Chapter 19: Top and Bottom Skins

Lessons Learned

1.    I will install the hidden rudder bellhorns, so following the plans from RAF this is how I ran the nylaflow conduit for the rudder cables.  Be careful to route the conduit at least an inch forward of the outboard corner of the aileron.  Any closer than that and you will dig past the wing foam and into the aileron cut-outs.


2.    I typically like to cut the cloth to size before doing large layupsBut in the case of skinning the wings, I found it much easier to simply roll the cloth onto the wing (being careful, of course, not to leave the roll sitting for too long in one spot so as to avoid soaking up slurry into the roll).  The cloth rolls out with the fibers fairly straight, so there's less distortion to deal with.  I laid out the middle pieces first, then laid out the root and tip pieces.  For some  reason, my cloth on the root pieces did not give the coverage shown in the plans.  I had to add a fourth piece at the very corner of the root near the inboard wing attach point.

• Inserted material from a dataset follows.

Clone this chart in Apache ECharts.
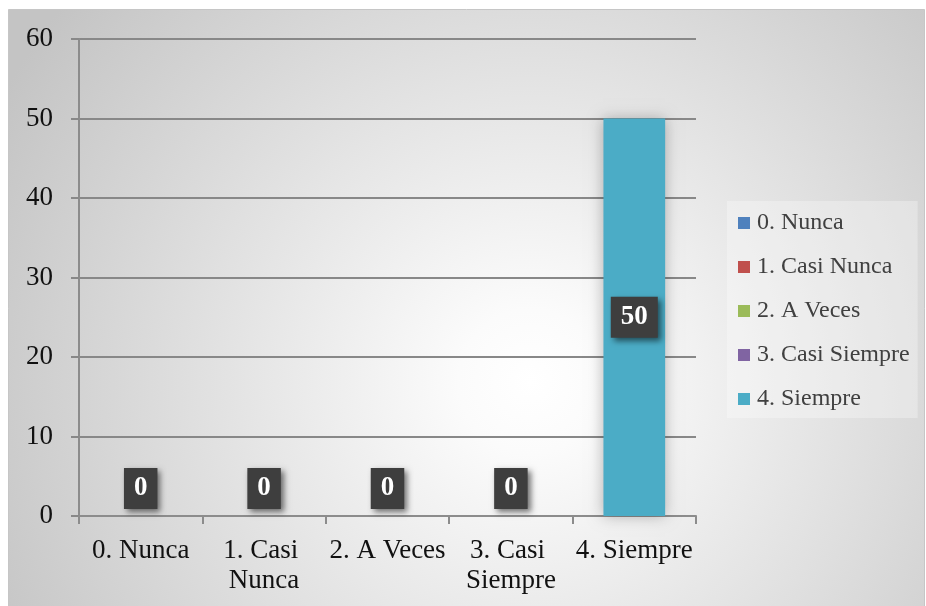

3.      I used straight edges and clothes pins to keep the trailing edges straight during cure.  I don't have any spring clamps and the prospect of spending a hundred bucks or so at Home Depot did not thrill me.  So I splurged at WalMart on a $3pack of 100 clothes pins. Don't laugh...they really did the trick!


4.      Just for yucks I bondoed two level reference boards to the wings.

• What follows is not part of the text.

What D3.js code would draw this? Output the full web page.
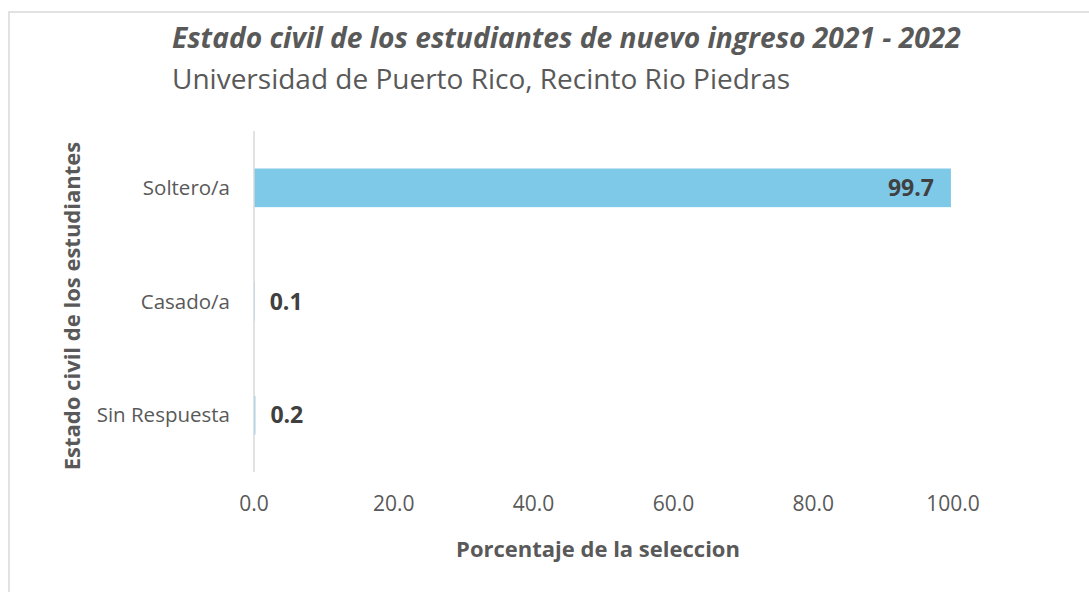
<!DOCTYPE html>
<html>
<head>
<meta charset="utf-8">
<script src="https://cdn.jsdelivr.net/npm/d3@7"></script>
<style>
  body { margin: 0; background: #fff; }
  text { font-family: "Open Sans", "Noto Sans", sans-serif; }
</style>
</head>
<body>
<div id="chart"></div>
<script>
// chart data
var categories = ["Soltero/a", "Casado/a", "Sin Respuesta"];
var values = [99.7, 0.1, 0.2];
var xTicks = [0, 20, 40, 60, 80, 100];

var w = 1089;
var h = 592;
var plotLeft = 254, plotRight = 953, plotTop = 131, plotBottom = 472;

var svg = d3.select("#chart")
    .append("svg")
    .attr("width", w)
    .attr("height", h);

// outer chart border
svg.append("rect")
    .attr("x", 9)
    .attr("y", 12)
    .attr("width", 1200)
    .attr("height", 700)
    .attr("fill", "none")
    .attr("stroke", "#d9d9d9")
    .attr("stroke-width", 1.5);

var xScale = d3.scaleLinear()
    .domain([0, 100])
    .range([plotLeft, plotRight]);

var yScale = d3.scaleBand()
    .domain(categories)
    .range([plotTop, plotBottom])
    .paddingInner(0.66)
    .paddingOuter(0.33);

// titles
svg.append("text")
    .attr("x", 172)
    .attr("y", 48)
    .attr("fill", "#595959")
    .style("font-size", "28.2px")
    .style("font-weight", "bold")
    .style("font-style", "italic")
    .text("Estado civil de los estudiantes de nuevo ingreso 2021 - 2022");

svg.append("text")
    .attr("x", 172)
    .attr("y", 89)
    .attr("fill", "#595959")
    .style("font-size", "28px")
    .text("Universidad de Puerto Rico, Recinto Rio Piedras");

// bars
svg.selectAll("rect.bar")
    .data(values)
    .enter()
    .append("rect")
    .attr("class", "bar")
    .attr("x", xScale(0))
    .attr("y", function (d, i) { return yScale(categories[i]); })
    .attr("width", function (d) { return xScale(d) - xScale(0); })
    .attr("height", yScale.bandwidth())
    .attr("fill", "#7ec8e8");

// vertical axis line
svg.append("line")
    .attr("x1", plotLeft)
    .attr("x2", plotLeft)
    .attr("y1", plotTop)
    .attr("y2", plotBottom)
    .attr("stroke", "#d9d9d9")
    .attr("stroke-width", 1.5);

// category labels
svg.selectAll("text.cat")
    .data(categories)
    .enter()
    .append("text")
    .attr("class", "cat")
    .attr("x", plotLeft - 24)
    .attr("y", function (d) { return yScale(d) + yScale.bandwidth() / 2; })
    .attr("dy", "0.35em")
    .attr("text-anchor", "end")
    .attr("fill", "#595959")
    .style("font-size", "20.5px")
    .text(function (d) { return d; });

// x tick labels
svg.selectAll("text.tick")
    .data(xTicks)
    .enter()
    .append("text")
    .attr("class", "tick")
    .attr("x", function (d) { return xScale(d); })
    .attr("y", 511)
    .attr("text-anchor", "middle")
    .attr("fill", "#595959")
    .style("font-size", "21px")
    .text(function (d) { return d.toFixed(1); });

// data labels
svg.selectAll("text.val")
    .data(values)
    .enter()
    .append("text")
    .attr("class", "val")
    .attr("x", function (d) { return d > 50 ? xScale(d) - 17 : xScale(d) + 15; })
    .attr("y", function (d, i) { return yScale(categories[i]) + yScale.bandwidth() / 2; })
    .attr("dy", "0.35em")
    .attr("text-anchor", function (d) { return d > 50 ? "end" : "start"; })
    .attr("fill", "#404040")
    .style("font-size", "23px")
    .style("font-weight", "bold")
    .text(function (d) { return d.toFixed(1); });

// axis titles
svg.append("text")
    .attr("x", 598)
    .attr("y", 557)
    .attr("text-anchor", "middle")
    .attr("fill", "#595959")
    .style("font-size", "22px")
    .style("font-weight", "bold")
    .text("Porcentaje de la seleccion");

svg.append("text")
    .attr("transform", "translate(80,306) rotate(-90)")
    .attr("text-anchor", "middle")
    .attr("fill", "#595959")
    .style("font-size", "22px")
    .style("font-weight", "bold")
    .text("Estado civil de los estudiantes");
</script>
</body>
</html>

5.      I used the hotwire templates to create patterns for the BL67.5 and BL31 wing ribs.  I wet out the 3-BID onto wax paper, cut it to size, then stippled the 3-BID into the wing root cavities.  This worked well for the BL67.5 rib.  I used nails to hold the layup in place and to keep it from sliding off.  This pattern technique DID NOT work well for the BL31 rib.  Too much material and too many sharp corners at the shear web.  I had to cut darts into the cloth and make folds.  I might have had better luck simply glassing the cloth in place and working it into the corners like I did on the reinforcement layups for the landing gear bulkheads in Chapter 9.


6.      This is my interpretation of the "surgery" required for the BL31 wing rib.

My Second OAF Story:

At the time of this writing, I am living in Virginia but working half the month at the NASA Dryden Flight Research Center in California.  It is Fall, the temperatures are getting colder and colder.  Winter is right around the corner.  So, with much haste I attempted to finish glassing the top and bottom skins on the second wing before being socked in with the cold, winter weather.  I hurriedly got the bottom glassed and cured, flipped the wing over, jigged in place, did the spar caps, glassed the top skins on, then said bye-bye to the wing for two weeks...and off the California I went, really happy to get the 2nd wing finished.

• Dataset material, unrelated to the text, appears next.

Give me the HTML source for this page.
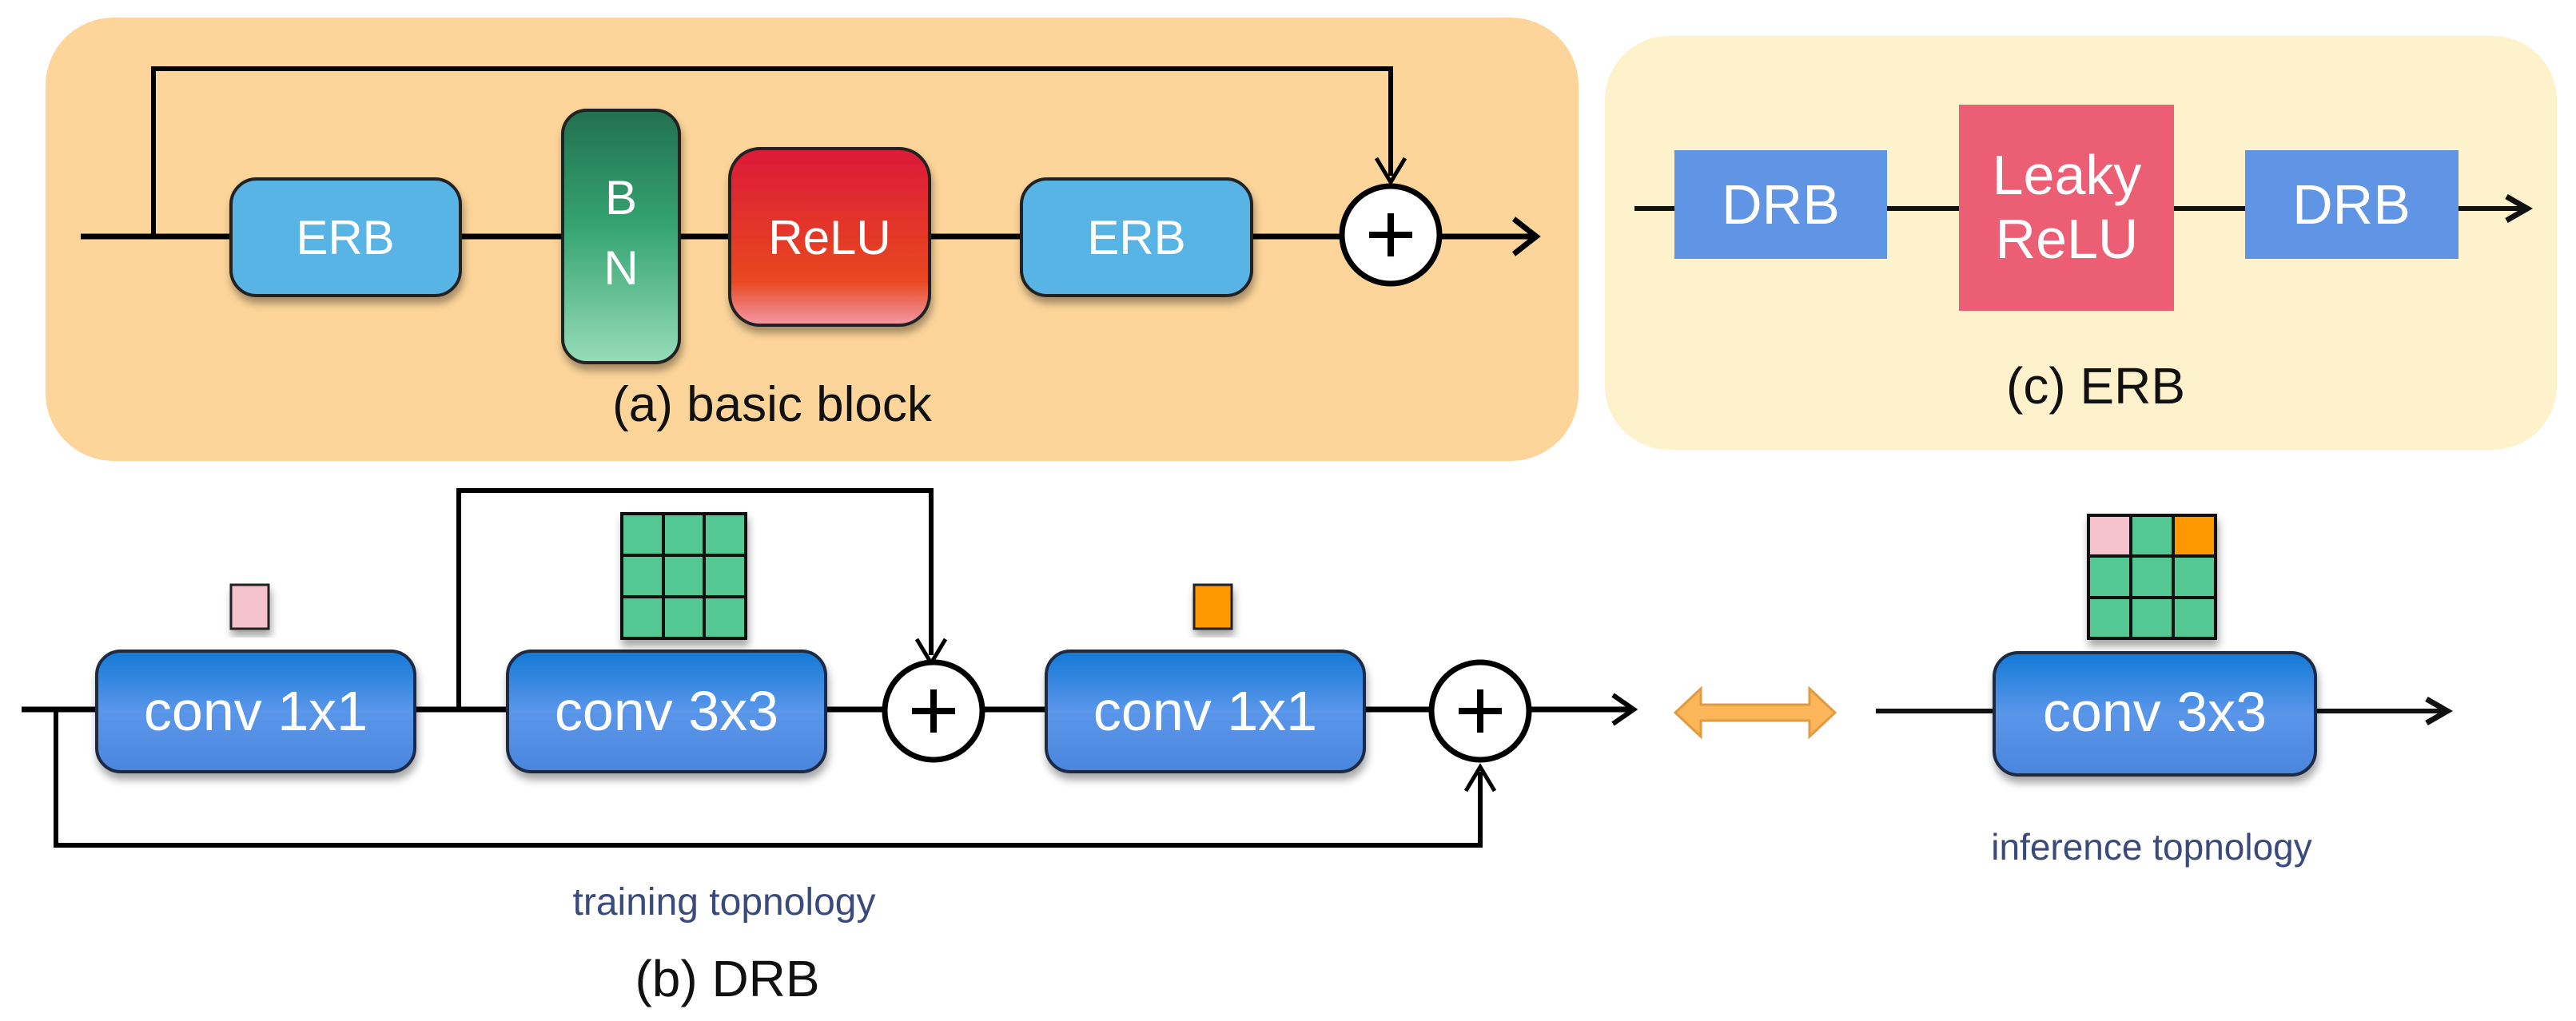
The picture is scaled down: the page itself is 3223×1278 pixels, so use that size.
<!DOCTYPE html>
<html><head><meta charset="utf-8"><style>html,body{margin:0;padding:0;background:#fff}svg{display:block}</style></head>
<body>
<svg width="3223" height="1278" viewBox="0 0 3223 1278" xmlns="http://www.w3.org/2000/svg" font-family="Liberation Sans, Arial, sans-serif">
<defs>
<linearGradient id="bn" x1="0" y1="0" x2="0" y2="1"><stop offset="0" stop-color="#237050"/><stop offset="0.45" stop-color="#34a370"/><stop offset="1" stop-color="#96dcb8"/></linearGradient>
<linearGradient id="relu" x1="0" y1="0" x2="0" y2="1"><stop offset="0" stop-color="#dc1a38"/><stop offset="0.75" stop-color="#e84820"/><stop offset="1" stop-color="#f29aa8"/></linearGradient>
<linearGradient id="conv" x1="0" y1="0" x2="0" y2="1"><stop offset="0" stop-color="#137ad6"/><stop offset="0.5" stop-color="#5a96ea"/><stop offset="1" stop-color="#4a86dc"/></linearGradient>
<filter id="sh" x="-10%" y="-10%" width="130%" height="130%"><feDropShadow dx="2" dy="8" stdDeviation="5" flood-color="#000" flood-opacity="0.35"/></filter>
</defs>

<!-- Panel a -->
<rect x="57" y="22" width="1918" height="555" rx="85" fill="#fdd59a"/>
<g stroke="#000" stroke-width="7" fill="none">
<line x1="101" y1="296" x2="1916" y2="296"/>
<polyline points="192,296 192,86 1740,86 1740,220" stroke-width="6"/>
</g>
<path d="M1722 198 L1740 228 L1758 198" fill="none" stroke="#000" stroke-width="5"/>
<path d="M1894 274 L1922 296 L1894 318" fill="none" stroke="#000" stroke-width="7"/>
<g filter="url(#sh)" stroke="#222" stroke-width="4">
<rect x="289" y="224" width="287" height="146" rx="32" fill="#58b4e4"/>
<rect x="1278" y="224" width="288" height="146" rx="32" fill="#58b4e4"/>
<rect x="704" y="138" width="146" height="316" rx="30" fill="url(#bn)"/>
<rect x="913" y="186" width="250" height="221" rx="38" fill="url(#relu)"/>
</g>
<circle cx="1740" cy="294" r="61" fill="#fff" stroke="#000" stroke-width="7"/>
<path d="M1713 294 H1767 M1740 267 V321" stroke="#000" stroke-width="8"/>
<g fill="#fff" font-size="60" text-anchor="middle">
<text x="432" y="318">ERB</text>
<text x="1422" y="318">ERB</text>
<text x="777" y="268">B</text>
<text x="777" y="356">N</text>
<text x="1038" y="318">ReLU</text>
</g>
<text x="966" y="527" font-size="62" text-anchor="middle" fill="#111">(a) basic block</text>

<!-- Panel c -->
<rect x="2008" y="45" width="1191" height="518" rx="80" fill="#fef2cc"/>
<line x1="2045" y1="261" x2="3158" y2="261" stroke="#111" stroke-width="6"/>
<path d="M3136 246 L3162 261 L3136 276" fill="none" stroke="#111" stroke-width="7"/>
<rect x="2095" y="188" width="266" height="136" fill="#6095e5"/>
<rect x="2809" y="188" width="267" height="136" fill="#6095e5"/>
<rect x="2451" y="131" width="269" height="258" fill="#ec5e73"/>
<g fill="#fff" font-size="70" text-anchor="middle">
<text x="2228" y="280">DRB</text>
<text x="2942" y="280">DRB</text>
<text x="2586" y="243">Leaky</text>
<text x="2586" y="323">ReLU</text>
</g>
<text x="2622" y="505" font-size="64" text-anchor="middle" fill="#111">(c) ERB</text>

<!-- Panel b training -->
<g stroke="#000" stroke-width="7" fill="none">
<line x1="27" y1="888" x2="2040" y2="888"/>
<polyline points="574,888 574,614 1165,614 1165,820" stroke-width="6"/>
<polyline points="70,888 70,1058 1852,1058 1852,966" stroke-width="6"/>
</g>
<path d="M1147 800 L1165 830 L1183 800" fill="none" stroke="#000" stroke-width="5"/>
<path d="M1834 990 L1852 960 L1870 990" fill="none" stroke="#000" stroke-width="5"/>
<path d="M2018 870 L2044 888 L2018 906" fill="none" stroke="#000" stroke-width="6"/>
<g filter="url(#sh)" stroke="#1a2a44" stroke-width="4">
<rect x="121" y="815" width="398" height="151" rx="30" fill="url(#conv)"/>
<rect x="635" y="815" width="398" height="151" rx="30" fill="url(#conv)"/>
<rect x="1309" y="815" width="398" height="151" rx="30" fill="url(#conv)"/>
</g>
<circle cx="1168" cy="890" r="61" fill="#fff" stroke="#000" stroke-width="7"/>
<path d="M1141 890 H1195 M1168 863 V917" stroke="#000" stroke-width="8"/>
<circle cx="1852" cy="890" r="61" fill="#fff" stroke="#000" stroke-width="7"/>
<path d="M1825 890 H1879 M1852 863 V917" stroke="#000" stroke-width="8"/>
<g fill="#fff" font-size="70" text-anchor="middle">
<text x="320" y="914">conv 1x1</text>
<text x="834" y="914">conv 3x3</text>
<text x="1508" y="914">conv 1x1</text>
</g>
<g filter="url(#sh)" stroke="#222" stroke-width="3">
<rect x="289" y="732" width="47" height="55" fill="#f5c2cc"/>
<rect x="1494" y="732" width="47" height="55" fill="#ff9800"/>
</g>
<g stroke="#111" stroke-width="4">
<rect x="778" y="643" width="155" height="156" fill="#52c893" filter="url(#sh)"/>
<path d="M830 643 V799 M881 643 V799 M778 695 H933 M778 747 H933" fill="none"/>
</g>
<text x="906" y="1145" font-size="48" text-anchor="middle" fill="#3a4a7c">training topnology</text>
<text x="910" y="1247" font-size="64" text-anchor="middle" fill="#111">(b) DRB</text>

<!-- double arrow -->
<path d="M2096 892 L2128 862 L2128 882 L2264 882 L2264 862 L2296 892 L2264 922 L2264 902 L2128 902 L2128 922 Z" fill="#fdb55a" stroke="#e09a40" stroke-width="3"/>

<!-- inference -->
<line x1="2347" y1="890" x2="3058" y2="890" stroke="#111" stroke-width="6"/>
<path d="M3036 875 L3062 890 L3036 905" fill="none" stroke="#111" stroke-width="7"/>
<rect x="2495" y="817" width="402" height="153" rx="30" fill="url(#conv)" stroke="#1a2a44" stroke-width="4" filter="url(#sh)"/>
<text x="2696" y="915" fill="#fff" font-size="70" text-anchor="middle">conv 3x3</text>
<g stroke="#111" stroke-width="4">
<rect x="2613" y="645" width="159" height="154" fill="#52c893" filter="url(#sh)"/>
<rect x="2613" y="645" width="53" height="51" fill="#f5c2cc"/>
<rect x="2719" y="645" width="53" height="51" fill="#ff9800"/>
<path d="M2666 645 V799 M2719 645 V799 M2613 696 H2772 M2613 748 H2772" fill="none"/>
</g>
<text x="2692" y="1076" font-size="46" text-anchor="middle" fill="#3a4a7c">inference topnology</text>
</svg>
</body></html>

Upon my return, happiness turned to heartbreak when upon further examination, I suddenly realized I had forgotten to remove the peel ply from the bottom leading edge.  My helper and I did a fabulous job of glassing the 3-UND top skins around the leading edge and overlapping onto the bottom skin.  We never saw the peel ply.  Ugggg!  So at 8AM on a Saturday morning, Nat got a call.  After consulting with Nat, I settle on a repair -- make a cut through the top skins tangential to the leading edge just above the peel-ply and bottom skins, remove the overlap and peel ply, then reglass with 2 strips UND cut on a 50-degree bias criss-crossed to one another, overlapping two inches onto the top and bottom skins.  Worked great.  That's the beauty of composites -- everything is repairable.

That leaves me with several suggestions about peel ply.  #1, never leave peel ply in place.  Peel it off the very first chance you get lest you forget to peel it off and glass over it.  #2, leave a little extra hanging off the glassed surface as a reminder it's there.  I normally do this except the end got scissor-trimmed off with the rest of the excess cloth.  #3, some people use blue peel ply to better recognize its presence.  The white peel ply goes translucent and is sometimes difficult to spot.  #4, if you use the white peel ply, a couple of well-marked "X's" on the peel ply will ensure you see it and remove it.